It’s tough, let’s be honest. As much as we need help around the house, we also want to spoil our kids and teaching them to do chores takes way longer than just doing it ourselves. However, giving kids chores and things to do around the house allows them to feel like productive members of the family as well as offering them boundaries and structure that they need in order to thrive. But when and how do you start the process? What are age appropriate chores? And what are the long term benefits to children engaging in household obligations young?
As early as two children can start to understand rules and expected behaviors, such as “please” and “thank you” and other manners. Around this time is when parents can introduce things as simple as picking up your toys or taking dishes back to the kitchen after meals. Instead of treating it like a task, give it the feel of a game. If your child’s room is covered with toys don’t simply put them away yourself, sit down with your toddler, pick up a toy, and ask “where does this go?” your child will likely take ownership of organizing (even if it’s not quite how the room is normally set up) and if not, give two options: does the toy go in the cubby or in the chest? Children learn lots of social norms through play and the act of repetition is what will help establish this a daily game while also giving your child a chance to mimic grown up behavior.
Keep It Going
One thing to keep in mind when introducing chores to your kids is to be consistent. Whether it’s a daily task or every other day make sure when you establish a routine, you stick to it. Yes, it will take a bit longer to coach your child through each chore but ultimately it will be worth it. Cognitively, children can grasp the concept of responsibilities much earlier than parents may think, and in doing so not only establishes their value in the family, but being given consistent tasks to do also sets boundaries letting children know they are not in charge of the household which brings a sense of security that they are being taken care of.
As children get older you can start adding new chores to their repertoire. They should still be responsible for picking up after themselves, but they can also participate in some larger chores in the house. Maybe that means raking up leaves in the yard, helping wash the car anything that is more active is likely to be more interesting to children and engage them more. Also, keep in mind it’s not about perfection, you may luck out with a kid who likes everything neat and tidy, but the primary point here is actually about teaching your child self-worth and mindfulness.

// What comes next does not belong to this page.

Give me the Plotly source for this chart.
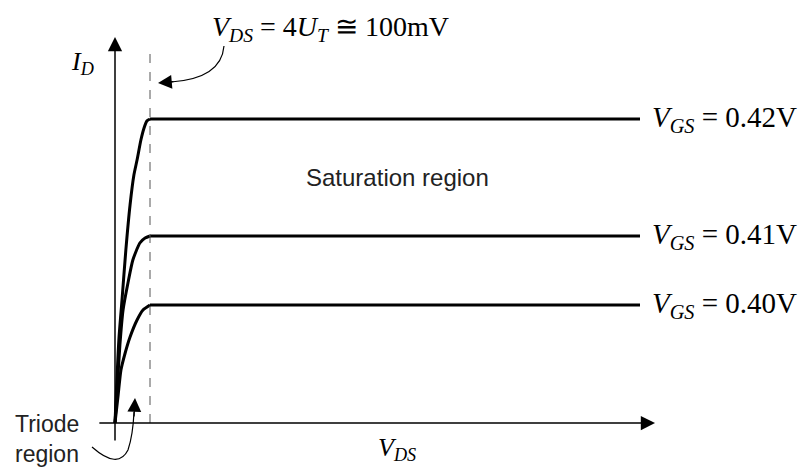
import plotly.graph_objects as go

# Drain-source voltage in mV, drain current in arbitrary units
V_KNEE = 100          # V_DS = 4 U_T
V_END = 1500          # end of the drawn saturation lines

vgs_labels = ["0.42V", "0.41V", "0.40V"]

# Triode-region rise for each gate voltage (V_DS in mV, I_D)
vds_042 = [0, 11, 20, 31, 43, 54, 63, 74, 83, 91, 100]
id_042 = [0.0, 0.83, 1.23, 1.73, 2.18, 2.48, 2.63, 2.83, 2.95, 3.02, 3.04]

vds_041 = [0, 6, 14, 23, 37, 51, 71, 86, 100]
id_041 = [0.0, 0.33, 0.78, 1.13, 1.40, 1.63, 1.80, 1.85, 1.87]

vds_040 = [0, 9, 17, 29, 43, 63, 80, 100]
id_040 = [0.0, 0.28, 0.53, 0.70, 0.86, 1.03, 1.13, 1.18]

curves = [(vds_042, id_042), (vds_041, id_041), (vds_040, id_040)]

SERIF = "Liberation Serif"
SANS = "Liberation Sans"

fig = go.Figure()

for (vx, iy), lab in zip(curves, vgs_labels):
    # triode part
    fig.add_trace(go.Scatter(x=vx, y=iy, mode="lines",
                             line=dict(color="black", width=3, shape="spline", smoothing=0.6),
                             hoverinfo="skip", showlegend=False))
    # saturation part
    fig.add_trace(go.Scatter(x=[vx[-1], V_END], y=[iy[-1], iy[-1]], mode="lines",
                             line=dict(color="black", width=3),
                             hoverinfo="skip", showlegend=False))
    fig.add_annotation(x=V_END + 28, y=iy[-1], xref="x", yref="y",
                       text=f"<i>V<sub>GS</sub></i> = {lab}", showarrow=False,
                       xanchor="left", yanchor="middle",
                       font=dict(family=SERIF, size=29, color="black"))

# knee line at V_DS = 4 U_T
fig.add_trace(go.Scatter(x=[V_KNEE, V_KNEE], y=[0, 3.70], mode="lines",
                         line=dict(color="#555555", width=1, dash="dash"),
                         hoverinfo="skip", showlegend=False))

# axes with arrowheads
axis_arrow = dict(xref="x", yref="y", axref="x", ayref="y", text="", showarrow=True,
                  arrowhead=2, arrowsize=1.9, arrowwidth=1.5, arrowcolor="black", standoff=0)
fig.add_annotation(x=1543, y=0, ax=-49, ay=0, **axis_arrow)
fig.add_annotation(x=0, y=3.86, ax=0, ay=-0.19, **axis_arrow)

# curved pointer to the knee line
fig.add_shape(type="path", xref="x", yref="y",
              path="M 311.4,3.77 C 305.7,3.53 242.9,3.43 160,3.41",
              line=dict(color="black", width=1.2))
fig.add_annotation(x=122.9, y=3.40, ax=171.4, ay=3.415, xref="x", yref="y", axref="x", ayref="y",
                   text="", showarrow=True, arrowhead=2, arrowsize=2.3, arrowwidth=1.2,
                   arrowcolor="black", standoff=0)

# curved pointer to the triode region
fig.add_shape(type="path", xref="x", yref="y",
              path="M -65.7,-0.24 Q 8.6,-0.47 37.1,-0.27 Q 51.4,-0.12 54.3,0.11",
              line=dict(color="black", width=1.2))
fig.add_annotation(x=57.1, y=0.25, ax=54.3, ay=0.05, xref="x", yref="y", axref="x", ayref="y",
                   text="", showarrow=True, arrowhead=2, arrowsize=2.3, arrowwidth=1.2,
                   arrowcolor="black", standoff=0)

# text labels
fig.add_annotation(x=-94, y=3.60, text="<i>I<sub>D</sub></i>", showarrow=False,
                   font=dict(family=SERIF, size=26, color="black"))
fig.add_annotation(x=271, y=3.95, xanchor="left", yanchor="middle",
                   text="<i>V<sub>DS</sub></i> = 4<i>U<sub>T</sub></i> \u2245 100mV", showarrow=False,
                   font=dict(family=SERIF, size=28, color="black"))
fig.add_annotation(x=806, y=2.46, text="Saturation region", showarrow=False,
                   font=dict(family=SANS, size=24, color="#222222"))
fig.add_annotation(x=806, y=-0.26, text="<i>V<sub>DS</sub></i>", showarrow=False,
                   font=dict(family=SERIF, size=26, color="black"))
fig.add_annotation(x=-291, y=-0.16, xanchor="left", yanchor="middle", align="left",
                   text="Triode<br>region", showarrow=False,
                   font=dict(family=SANS, size=23, color="#222222"))

fig.update_xaxes(range=[-328.57, 1960], visible=False, fixedrange=True)
fig.update_yaxes(range=[-0.45, 4.23], visible=False, fixedrange=True)
fig.update_layout(width=801, height=468, margin=dict(l=0, r=0, t=0, b=0),
                  plot_bgcolor="white", paper_bgcolor="white", showlegend=False)

fig.write_html("out.html")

While it will likely be a few years before you have to figure out how to establish an allowance system, it is important to make a show when your children complete their tasks. Just as you are their cheerleader when they hit developmental milestones, completing chores is a societal milestone and it will only improve their self-esteem and likelihood that they will repeat these behaviors if encouraged. Again, the goal is not to have a perfectly clean room but to establish expectations early on that will help your child develop and understand social responsibility.